• [Stated problem]
Among the entries that follow, the required portion opens with the line containing "Output the web" and closes with the line containing "const positions = [0, 1, 2];". Give that portion again exactly, and nothing else.

(Code that draws figures)
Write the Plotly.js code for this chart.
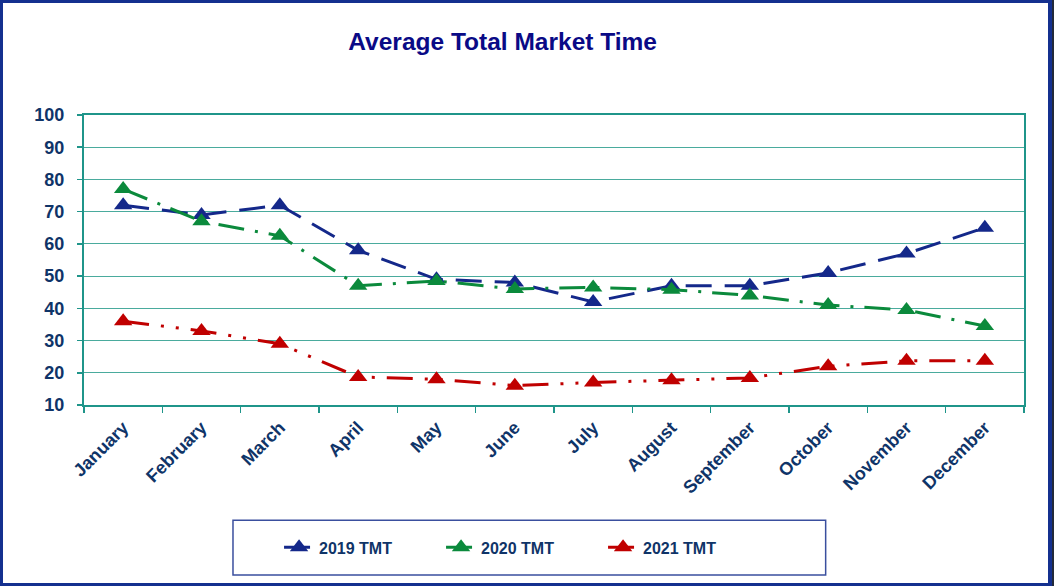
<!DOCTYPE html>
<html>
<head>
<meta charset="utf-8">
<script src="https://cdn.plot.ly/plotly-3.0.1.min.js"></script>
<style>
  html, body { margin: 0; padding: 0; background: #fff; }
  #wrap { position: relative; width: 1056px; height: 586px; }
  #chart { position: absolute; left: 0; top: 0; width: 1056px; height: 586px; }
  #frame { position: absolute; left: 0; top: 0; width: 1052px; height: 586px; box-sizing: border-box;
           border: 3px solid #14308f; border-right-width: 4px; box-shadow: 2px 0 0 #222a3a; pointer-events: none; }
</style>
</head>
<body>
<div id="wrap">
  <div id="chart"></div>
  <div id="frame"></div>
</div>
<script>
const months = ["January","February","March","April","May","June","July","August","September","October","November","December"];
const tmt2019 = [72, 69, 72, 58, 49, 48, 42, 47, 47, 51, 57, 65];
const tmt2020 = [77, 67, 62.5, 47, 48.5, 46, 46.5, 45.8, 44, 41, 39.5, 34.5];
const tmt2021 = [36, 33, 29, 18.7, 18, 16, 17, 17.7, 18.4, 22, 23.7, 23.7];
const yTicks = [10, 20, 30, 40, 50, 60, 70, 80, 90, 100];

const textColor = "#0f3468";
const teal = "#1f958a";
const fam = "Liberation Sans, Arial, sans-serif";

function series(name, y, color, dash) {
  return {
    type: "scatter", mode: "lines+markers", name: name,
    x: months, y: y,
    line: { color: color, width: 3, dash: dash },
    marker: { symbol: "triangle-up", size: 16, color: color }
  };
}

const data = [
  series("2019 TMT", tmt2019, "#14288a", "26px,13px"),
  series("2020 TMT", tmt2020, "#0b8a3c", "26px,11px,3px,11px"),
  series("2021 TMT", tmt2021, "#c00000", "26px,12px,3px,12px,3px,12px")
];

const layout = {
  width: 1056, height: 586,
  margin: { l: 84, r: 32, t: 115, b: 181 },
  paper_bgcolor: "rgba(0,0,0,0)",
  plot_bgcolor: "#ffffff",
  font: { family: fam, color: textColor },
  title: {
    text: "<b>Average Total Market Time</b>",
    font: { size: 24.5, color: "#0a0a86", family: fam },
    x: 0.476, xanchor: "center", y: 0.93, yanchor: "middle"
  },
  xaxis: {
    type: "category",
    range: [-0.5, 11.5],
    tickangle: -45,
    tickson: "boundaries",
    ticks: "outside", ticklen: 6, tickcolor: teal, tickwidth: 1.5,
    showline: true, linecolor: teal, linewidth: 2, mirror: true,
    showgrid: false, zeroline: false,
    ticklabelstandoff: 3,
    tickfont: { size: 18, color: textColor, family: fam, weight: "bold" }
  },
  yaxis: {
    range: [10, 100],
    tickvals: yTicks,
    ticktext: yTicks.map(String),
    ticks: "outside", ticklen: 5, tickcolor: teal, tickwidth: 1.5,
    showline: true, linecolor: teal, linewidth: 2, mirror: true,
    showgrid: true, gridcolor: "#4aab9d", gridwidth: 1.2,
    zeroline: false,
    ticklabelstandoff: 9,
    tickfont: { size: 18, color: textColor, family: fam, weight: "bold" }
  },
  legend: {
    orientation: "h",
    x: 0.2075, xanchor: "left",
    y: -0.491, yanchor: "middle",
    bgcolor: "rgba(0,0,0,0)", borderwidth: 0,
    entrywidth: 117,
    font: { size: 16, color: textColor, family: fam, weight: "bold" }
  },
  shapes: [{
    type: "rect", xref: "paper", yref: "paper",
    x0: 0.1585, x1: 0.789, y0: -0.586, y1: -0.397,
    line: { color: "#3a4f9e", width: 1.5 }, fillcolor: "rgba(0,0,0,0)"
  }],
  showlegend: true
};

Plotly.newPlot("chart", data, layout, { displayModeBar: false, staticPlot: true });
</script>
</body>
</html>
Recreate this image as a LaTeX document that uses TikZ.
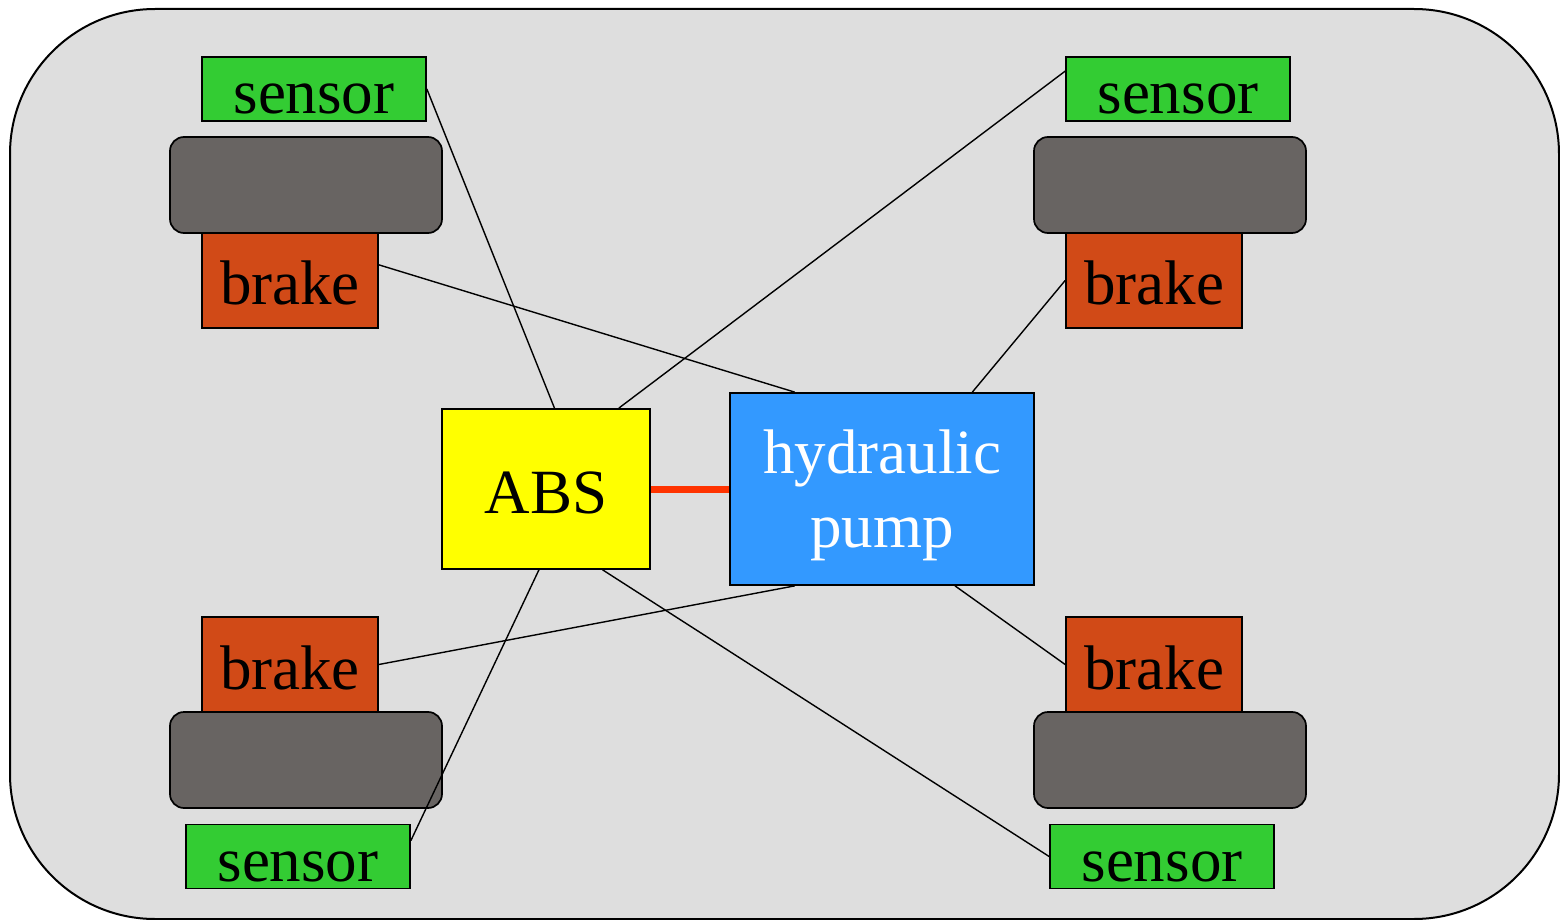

---

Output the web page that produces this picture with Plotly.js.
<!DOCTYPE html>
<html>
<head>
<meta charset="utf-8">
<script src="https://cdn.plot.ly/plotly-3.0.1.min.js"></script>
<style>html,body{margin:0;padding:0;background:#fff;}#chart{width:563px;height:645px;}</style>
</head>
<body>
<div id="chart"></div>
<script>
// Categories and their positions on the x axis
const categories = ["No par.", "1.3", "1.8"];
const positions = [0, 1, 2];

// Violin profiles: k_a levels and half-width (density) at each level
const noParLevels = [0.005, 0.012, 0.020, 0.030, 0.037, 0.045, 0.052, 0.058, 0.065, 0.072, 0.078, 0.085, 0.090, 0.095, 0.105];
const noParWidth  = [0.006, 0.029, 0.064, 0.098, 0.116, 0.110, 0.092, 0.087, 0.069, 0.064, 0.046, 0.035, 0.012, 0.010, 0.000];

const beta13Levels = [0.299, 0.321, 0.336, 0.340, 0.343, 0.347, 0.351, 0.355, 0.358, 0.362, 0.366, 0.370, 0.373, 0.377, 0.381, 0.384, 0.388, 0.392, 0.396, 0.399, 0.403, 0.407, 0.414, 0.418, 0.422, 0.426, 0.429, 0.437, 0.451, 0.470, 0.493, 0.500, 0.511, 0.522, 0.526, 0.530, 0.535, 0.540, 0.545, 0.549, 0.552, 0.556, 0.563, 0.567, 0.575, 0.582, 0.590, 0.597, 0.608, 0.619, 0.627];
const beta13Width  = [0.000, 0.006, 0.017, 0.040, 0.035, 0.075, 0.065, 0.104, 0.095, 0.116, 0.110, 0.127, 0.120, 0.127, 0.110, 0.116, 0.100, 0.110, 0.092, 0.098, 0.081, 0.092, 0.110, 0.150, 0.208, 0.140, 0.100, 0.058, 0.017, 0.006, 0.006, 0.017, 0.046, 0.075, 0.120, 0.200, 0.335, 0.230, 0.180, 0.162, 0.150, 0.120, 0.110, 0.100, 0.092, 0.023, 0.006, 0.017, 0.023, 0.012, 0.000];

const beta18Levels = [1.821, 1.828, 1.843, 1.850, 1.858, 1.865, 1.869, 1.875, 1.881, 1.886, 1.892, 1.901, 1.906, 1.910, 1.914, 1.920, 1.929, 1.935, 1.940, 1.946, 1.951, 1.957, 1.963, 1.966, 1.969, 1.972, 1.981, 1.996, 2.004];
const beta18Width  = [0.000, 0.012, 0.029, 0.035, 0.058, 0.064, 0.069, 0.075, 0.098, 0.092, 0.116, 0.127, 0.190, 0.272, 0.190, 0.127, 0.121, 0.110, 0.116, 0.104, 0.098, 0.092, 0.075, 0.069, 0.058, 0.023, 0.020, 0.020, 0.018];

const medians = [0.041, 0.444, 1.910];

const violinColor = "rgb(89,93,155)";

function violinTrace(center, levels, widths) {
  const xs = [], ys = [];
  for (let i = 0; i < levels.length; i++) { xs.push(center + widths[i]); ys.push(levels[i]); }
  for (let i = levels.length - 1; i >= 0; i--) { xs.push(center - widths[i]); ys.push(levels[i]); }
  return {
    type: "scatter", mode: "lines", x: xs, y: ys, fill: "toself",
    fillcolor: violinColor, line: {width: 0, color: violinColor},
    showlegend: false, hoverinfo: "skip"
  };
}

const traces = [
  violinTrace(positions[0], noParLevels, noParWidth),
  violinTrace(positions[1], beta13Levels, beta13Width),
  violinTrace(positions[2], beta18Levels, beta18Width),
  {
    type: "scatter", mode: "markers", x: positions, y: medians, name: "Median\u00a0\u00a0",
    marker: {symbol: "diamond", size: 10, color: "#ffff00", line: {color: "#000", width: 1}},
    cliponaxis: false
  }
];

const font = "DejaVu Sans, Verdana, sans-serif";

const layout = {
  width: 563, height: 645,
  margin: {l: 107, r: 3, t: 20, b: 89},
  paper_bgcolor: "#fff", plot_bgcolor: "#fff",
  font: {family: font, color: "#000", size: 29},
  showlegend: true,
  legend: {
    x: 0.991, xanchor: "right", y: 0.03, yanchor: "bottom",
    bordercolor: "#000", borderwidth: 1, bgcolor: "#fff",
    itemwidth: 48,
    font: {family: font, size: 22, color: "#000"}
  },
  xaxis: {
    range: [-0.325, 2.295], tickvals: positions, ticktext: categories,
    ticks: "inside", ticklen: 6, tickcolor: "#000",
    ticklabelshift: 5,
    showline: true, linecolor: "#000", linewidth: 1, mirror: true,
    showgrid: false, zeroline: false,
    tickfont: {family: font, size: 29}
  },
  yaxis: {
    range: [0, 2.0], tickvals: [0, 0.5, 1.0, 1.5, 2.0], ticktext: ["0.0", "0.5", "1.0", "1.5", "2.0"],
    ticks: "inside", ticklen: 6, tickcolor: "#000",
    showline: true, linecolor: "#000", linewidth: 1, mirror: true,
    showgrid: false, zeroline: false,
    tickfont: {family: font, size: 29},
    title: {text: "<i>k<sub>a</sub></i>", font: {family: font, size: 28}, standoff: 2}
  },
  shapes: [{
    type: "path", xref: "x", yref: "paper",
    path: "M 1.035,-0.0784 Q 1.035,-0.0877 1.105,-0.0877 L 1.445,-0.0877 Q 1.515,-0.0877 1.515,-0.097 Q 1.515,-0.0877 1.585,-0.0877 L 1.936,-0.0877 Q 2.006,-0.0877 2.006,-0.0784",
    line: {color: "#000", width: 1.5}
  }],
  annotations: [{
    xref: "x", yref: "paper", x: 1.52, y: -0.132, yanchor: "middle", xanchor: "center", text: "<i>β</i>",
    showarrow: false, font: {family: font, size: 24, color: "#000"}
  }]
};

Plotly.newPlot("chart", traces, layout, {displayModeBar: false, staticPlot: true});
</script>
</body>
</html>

* * *

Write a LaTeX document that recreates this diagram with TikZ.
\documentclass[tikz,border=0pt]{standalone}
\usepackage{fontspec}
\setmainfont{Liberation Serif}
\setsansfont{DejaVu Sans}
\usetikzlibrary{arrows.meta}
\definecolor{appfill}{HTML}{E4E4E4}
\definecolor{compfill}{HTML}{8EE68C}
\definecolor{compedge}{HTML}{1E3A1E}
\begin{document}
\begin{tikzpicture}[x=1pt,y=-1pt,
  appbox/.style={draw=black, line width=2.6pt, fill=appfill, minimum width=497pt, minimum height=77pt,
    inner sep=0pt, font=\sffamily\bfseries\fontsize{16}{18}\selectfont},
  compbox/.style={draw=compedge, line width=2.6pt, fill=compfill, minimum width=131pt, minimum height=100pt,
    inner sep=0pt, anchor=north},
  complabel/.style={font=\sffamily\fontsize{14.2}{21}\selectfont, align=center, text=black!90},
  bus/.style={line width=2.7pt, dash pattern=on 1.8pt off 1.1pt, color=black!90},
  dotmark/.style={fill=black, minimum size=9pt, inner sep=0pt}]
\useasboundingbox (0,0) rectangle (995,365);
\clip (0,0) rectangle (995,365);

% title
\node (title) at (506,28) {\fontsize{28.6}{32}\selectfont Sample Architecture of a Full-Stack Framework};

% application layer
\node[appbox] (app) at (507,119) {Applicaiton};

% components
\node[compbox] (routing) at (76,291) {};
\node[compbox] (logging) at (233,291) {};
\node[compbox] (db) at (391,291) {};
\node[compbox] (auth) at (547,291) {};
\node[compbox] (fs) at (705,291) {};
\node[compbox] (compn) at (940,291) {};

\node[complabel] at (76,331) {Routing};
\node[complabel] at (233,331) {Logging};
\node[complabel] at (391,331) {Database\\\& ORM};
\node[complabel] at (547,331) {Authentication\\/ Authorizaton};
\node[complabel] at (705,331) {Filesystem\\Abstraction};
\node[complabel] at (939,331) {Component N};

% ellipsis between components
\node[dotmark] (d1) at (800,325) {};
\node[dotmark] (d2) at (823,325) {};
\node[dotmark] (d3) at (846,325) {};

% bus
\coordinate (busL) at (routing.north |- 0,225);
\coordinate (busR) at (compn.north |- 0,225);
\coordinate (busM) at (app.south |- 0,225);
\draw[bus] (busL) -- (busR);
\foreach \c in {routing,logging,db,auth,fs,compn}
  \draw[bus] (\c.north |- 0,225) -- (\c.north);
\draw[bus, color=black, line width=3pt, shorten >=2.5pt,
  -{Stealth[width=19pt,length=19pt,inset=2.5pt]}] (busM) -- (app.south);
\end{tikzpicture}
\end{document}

• [Solution to the problem]
Output the web page that produces this picture with Plotly.js.
<!DOCTYPE html>
<html>
<head>
<meta charset="utf-8">
<script src="https://cdn.plot.ly/plotly-3.0.1.min.js"></script>
<style>html,body{margin:0;padding:0;background:#fff;}#chart{width:563px;height:645px;}</style>
</head>
<body>
<div id="chart"></div>
<script>
// Categories and their positions on the x axis
const categories = ["No par.", "1.3", "1.8"];
const positions = [0, 1, 2];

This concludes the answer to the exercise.